Monday, January 3, 2011

Here I Go!

The day that I have been waiting for is finally here! Tomorrow I will be boarding the plane and leaving. In a way I will not be coming back. My body will, but I will be different. The person that I have been all my life will pass away in Lima, Peru and I will come home different... a good different. Of course I will come home with the some of the same qualities. I will still love music and I will still be obnoxious and I still  be really, really A.D.D., and I will still make stupid mistakes, but I am praying that the self-centeredness that captivates me will be wiped out, and the non-compassionate side of me will be replaced with compassion.

I am not going to lie and tell you I am not scared and that I am completely excited because that is not the truth. I am excited, but I am so nervous my stomach is getting upset and I am so scared! Change is uncomfortable.  I am stepping away from everything I once knew and into a whole new life style... It's scary!
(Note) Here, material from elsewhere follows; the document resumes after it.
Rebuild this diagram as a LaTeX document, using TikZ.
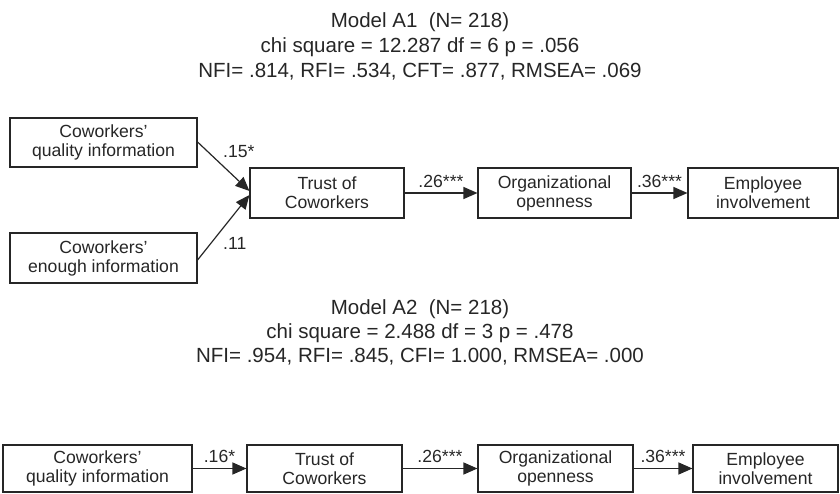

And although I believe that this is going to be a good change, I also know that it is going to be a heartbreaking change, it is not going to be comfortable to go through this, but that is the way God works most of the time... at least in my life.

I am so humbled by this oportunity, I want to fall on my face before God. Out of all the people in the world  that are way better than me, he sends me... a A.D.D., teenage girl with many more unlisted problems. I don't understand, but I don't think I am supposed to. I know I am not any more special to God than anyone else though and this adventure he is sending me on is not more special than any other adventure he sends others on. It's just different just like people are all different. In other words, God has a special plan for everyone's lives no matter who they are and what they have done. It's scary at times, so scary that you feel sick to the stomach, but it will be an amazing thing. You just have to be willing to step out of that comfort zone and maybe get a little dirty.